Schwarzman, founder and chairman of New York-based Blackstone Group LP, announced the scholarship on Sunday at a ceremony in Beijing.

Beginning in 2016, the program will send 200 mainly US students to Beijing's Tsinghua University each year.

Schwarzman, whose net worth has been estimated by Forbes at $6.5 billion, will donate $100 million of his own money to the project and raise an additional $200 million from blue-chip companies that already have signed on as donors.

The project, which organizers called the largest philanthropic effort with foreign money in China's history, will pay for full scholarships, along with a building to house the program at Tsinghua, the alma mater for both President Xi Jinping and former President Hu Jintao.

Schwarzman told the ceremony his aim is to spur greater understanding of China by the US and other Western nations, and to end in particular Americans' "isolated" view of China.

Most Americans, Schwarzman declared, "know next to nothing about China". Xi and US President Barack Obama praised the gift in statements read at a ceremony in the Great Hall of the People. Former US Secretary of State Henry Kissinger, whose 1971 China visit opened diplomatic relations, said in a videotaped message he hoped the program would influence future "international discourse and diplomacy".

Nagorski, whose non-profit New York-based Asia Society focuses on educating the world about Asia and has Schwarzman as one of its trustees, wrote in an e-mail that "the Chinese are investing heavily in the education of their people about the rest of the world". Now Schwarzman is making "a major investment in the education of Americans, and others, about China", he wrote.

Schwarzman said China's fast growth and increasing world influence would define the 21st century, as US connections to Europe did for the 20th century.

The Rhodes Scholarship program, created at the turn of the last century to attract international students and potential world leaders to the UK's Oxford University, inspired Schwarzman's project, he said.

The executive said he hoped partnering with Tsinghua would help "build a culture of greater trust and understanding between China, America and the rest of the world," essential conditions for worldwide stability and prosperity.

Scholarship winners will be allowed to take part in a one-year, all-expenses-paid master's program at Tsinghua in public policy, economics and business, international relations or engineering.

The program's advisory board includes former world leaders such as France's Nicolas Sarkozy, Britain's Tony Blair, Canada's Brian Mulroney and Australia's Kevin Rudd. Former US secretaries of state Henry Kissinger, Colin Powell and Condoleezza Rice are also on the board, as is cellist Yo-yo Ma.

The program already has $100 million in commitments from sponsors including companies whose China business is important to their global success. The sponsors include Boeing Co, General Electric Co, Caterpillar Inc and Bank of America Merrill Lynch.

Tom McLean, Boeing's director of international communications, said the Chicago-based plane maker is supporting the program "because it will help develop future leaders with global sensibilities and further strengthen the ties between our two countries."

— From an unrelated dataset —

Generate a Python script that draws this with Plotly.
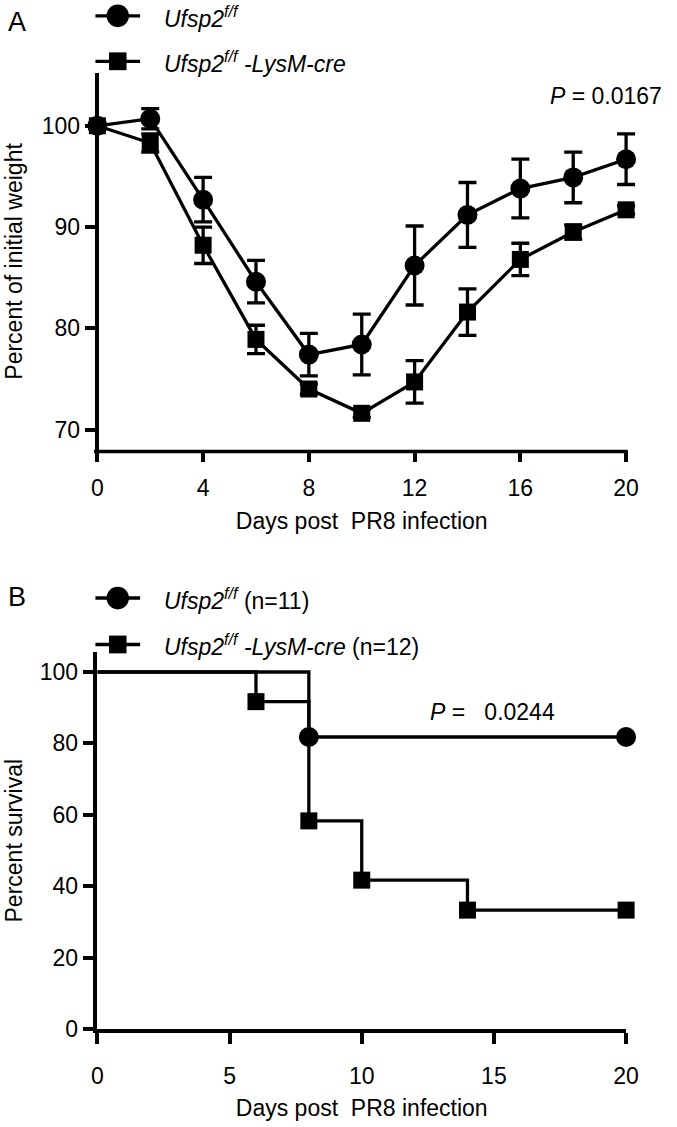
import plotly.graph_objects as go

W, H = 677, 1127

# ---------------- Data: panel A (weight) ----------------
days = [0, 2, 4, 6, 8, 10, 12, 14, 16, 18, 20]
ff_weight = [100, 100.7, 92.7, 84.6, 77.4, 78.4, 86.2, 91.2, 93.8, 94.9, 96.7]
ff_sem = [0, 1.0, 2.2, 2.1, 2.1, 3.0, 3.9, 3.2, 2.9, 2.5, 2.5]
cre_weight = [100, 98.3, 88.2, 78.9, 74.0, 71.6, 74.7, 81.6, 86.8, 89.5, 91.7]
cre_sem = [0, 0.9, 1.8, 1.4, 0.5, 0.4, 2.1, 2.3, 1.6, 0.7, 0.4]

# ---------------- Data: panel B (survival) ----------------
ff_time = [0, 8, 20]
ff_surv = [100, 81.8, 81.8]
ff_mark = [0, 1, 1]
cre_time = [0, 6, 8, 10, 14, 20]
cre_surv = [100, 91.7, 58.3, 41.7, 33.3, 33.3]
cre_mark = [0, 1, 1, 1, 1, 1]

weight_xticks = [0, 4, 8, 12, 16, 20]
weight_yticks = [70, 80, 90, 100]
surv_xticks = [0, 5, 10, 15, 20]
surv_yticks = [0, 20, 40, 60, 80, 100]

FONT = "Liberation Sans, Arial, Helvetica, sans-serif"
FS = 23
LW = 3.3
ALW = 3.5
CIRC = 20
SQ = 17
NB = "\u00a0"
XTITLE = "Days post" + NB + " PR8 infection"


def px(x):
    return x / W


def py(y):
    return 1 - y / H


X0, X1 = 94, 638          # pixel positions of day 0 and day 20
PAD = 20                  # extra room so error-bar caps at the edges are not clipped
DPP = 20 / (X1 - X0)      # days per pixel
A_BOTTOM, A_TOP = 455, 74

fig = go.Figure()

# Panel A traces
fig.add_trace(go.Scatter(
    x=days, y=ff_weight, mode="lines+markers", name="Ufsp2 f/f",
    line=dict(color="black", width=LW),
    marker=dict(symbol="circle", size=CIRC, color="black", opacity=1),
    error_y=dict(type="data", array=ff_sem, visible=True, color="black", thickness=LW, width=9),
    cliponaxis=False, xaxis="x", yaxis="y", showlegend=False))
fig.add_trace(go.Scatter(
    x=days, y=cre_weight, mode="lines+markers", name="Ufsp2 f/f -LysM-cre",
    line=dict(color="black", width=LW),
    marker=dict(symbol="square", size=SQ, color="black", opacity=1),
    error_y=dict(type="data", array=cre_sem, visible=True, color="black", thickness=LW, width=9),
    cliponaxis=False, xaxis="x", yaxis="y", showlegend=False))

# Panel B traces (Kaplan-Meier steps)
fig.add_trace(go.Scatter(
    x=ff_time, y=ff_surv, mode="lines+markers", name="Ufsp2 f/f (n=11)",
    line=dict(color="black", width=LW, shape="hv"),
    marker=dict(symbol="circle", size=[CIRC * m for m in ff_mark], color="black", opacity=1,
                line=dict(width=0)),
    cliponaxis=False, xaxis="x2", yaxis="y2", showlegend=False))
fig.add_trace(go.Scatter(
    x=cre_time, y=cre_surv, mode="lines+markers", name="Ufsp2 f/f -LysM-cre (n=12)",
    line=dict(color="black", width=LW, shape="hv"),
    marker=dict(symbol="square", size=[SQ * m for m in cre_mark], color="black", opacity=1,
                line=dict(width=0)),
    cliponaxis=False, xaxis="x2", yaxis="y2", showlegend=False))

tick_common = dict(
    ticks="outside", ticklen=11, tickwidth=ALW, tickcolor="black",
    showgrid=False, zeroline=False,
    tickfont=dict(family=FONT, size=FS, color="black"),
)
axis_common = dict(showline=True, linecolor="black", linewidth=ALW, **tick_common)

fig.update_layout(
    width=W, height=H,
    margin=dict(l=0, r=0, t=0, b=0),
    paper_bgcolor="white", plot_bgcolor="white",
    font=dict(family=FONT, size=FS, color="black"),
    # panel A: x axis a bit wider than 0..20 so caps at the ends are not clipped;
    # its baseline is drawn as a shape from day 0 to day 20.
    xaxis=dict(domain=[px(X0 - PAD), px(X1 + PAD)],
               range=[-PAD * DPP, 20 + PAD * DPP],
               tickvals=weight_xticks, anchor="y", showline=False,
               ticklabelstandoff=7,
               title=dict(text=XTITLE, standoff=12, font=dict(family=FONT, size=FS)),
               **tick_common),
    yaxis=dict(domain=[py(A_BOTTOM), py(A_TOP)], range=[68, 105.2], tickvals=weight_yticks,
               anchor="free", position=px(X0),
               title=dict(text="Percent of initial weight", standoff=12,
                          font=dict(family=FONT, size=FS)),
               **axis_common),
    xaxis2=dict(domain=[px(X0), px(X1)], range=[0, 20], tickvals=surv_xticks, anchor="y2",
                ticklabelstandoff=13,
                title=dict(text=XTITLE, standoff=13, font=dict(family=FONT, size=FS)),
                **axis_common),
    yaxis2=dict(domain=[py(1041), py(660)], range=[0, 105.5], tickvals=surv_yticks, anchor="x2",
                title=dict(text="Percent survival", standoff=12,
                           font=dict(family=FONT, size=FS)),
                **axis_common),
)

shapes = []
annots = []

# panel A x-axis baseline (from day 0 to day 20)
shapes.append(dict(type="line", xref="x", yref="paper",
                   x0=weight_xticks[0] - ALW * DPP, x1=weight_xticks[-1] + ALW / 2 * DPP,
                   y0=py(A_BOTTOM + ALW / 2), y1=py(A_BOTTOM + ALW / 2),
                   line=dict(color="black", width=ALW), layer="above"))


# ---------- Legends drawn as glyphs + text ----------
def legend_row(cx, cy, symbol, text):
    shapes.append(dict(type="line", xref="paper", yref="paper",
                       x0=px(cx - 23), x1=px(cx + 23), y0=py(cy), y1=py(cy),
                       line=dict(color="black", width=LW)))
    if symbol == "circle":
        r = 11.5
        shapes.append(dict(type="circle", xref="paper", yref="paper",
                           x0=px(cx - r), x1=px(cx + r), y0=py(cy + r), y1=py(cy - r),
                           fillcolor="black", line=dict(width=0)))
    else:
        r = 9
        shapes.append(dict(type="rect", xref="paper", yref="paper",
                           x0=px(cx - r), x1=px(cx + r), y0=py(cy + r), y1=py(cy - r),
                           fillcolor="black", line=dict(width=0)))
    annots.append(dict(xref="paper", yref="paper", x=px(161), y=py(cy + 1),
                       xanchor="left", yanchor="middle", showarrow=False,
                       text=text, font=dict(family=FONT, size=23, color="black")))


legend_row(115, 16, "circle", "<i>Ufsp2<sup>f/f</sup></i>")
legend_row(115, 62, "square", "<i>Ufsp2<sup>f/f</sup> -LysM-cre</i>")
legend_row(115, 605, "circle", "<i>Ufsp2<sup>f/f</sup></i> (n=11)")
legend_row(115, 652, "square", "<i>Ufsp2<sup>f/f</sup> -LysM-cre</i> (n=12)")

# Panel letters
annots.append(dict(xref="paper", yref="paper", x=px(0), y=py(22), xanchor="left", yanchor="middle",
                   showarrow=False, text="A", font=dict(family=FONT, size=27, color="black")))
annots.append(dict(xref="paper", yref="paper", x=px(0), y=py(604), xanchor="left", yanchor="middle",
                   showarrow=False, text="B", font=dict(family=FONT, size=27, color="black")))

# P values
annots.append(dict(xref="paper", yref="paper", x=px(677), y=py(97), xanchor="right", yanchor="middle",
                   showarrow=False, text="<i>P</i> = 0.0167",
                   font=dict(family=FONT, size=FS, color="black")))
annots.append(dict(xref="paper", yref="paper", x=px(434), y=py(720), xanchor="left", yanchor="middle",
                   showarrow=False, text="<i>P</i> =" + NB + NB + " 0.0244",
                   font=dict(family=FONT, size=FS, color="black")))

fig.update_layout(shapes=shapes, annotations=annots)

fig.write_html("out.html", config={"displayModeBar": False},
               post_script="document.body.style.margin='0';")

Blackstone's rising stock prices in the past year have driven up the 66-year-old Schwarzman's net worth by $1.3 billion to $6.5 billion, according to Forbes, which ranks him 63rd among the 400 richest people in the US. At the end of 2012, the firm had $210 billion assets under management.

The donation comes as Blackstone is stepping up its investment in China, particularly in the property market. The firm seeks to raise a $4 billion real-estate fund to focus on China and other Asian countries, the Wall Street Journal reported, citing people familiar with the matter.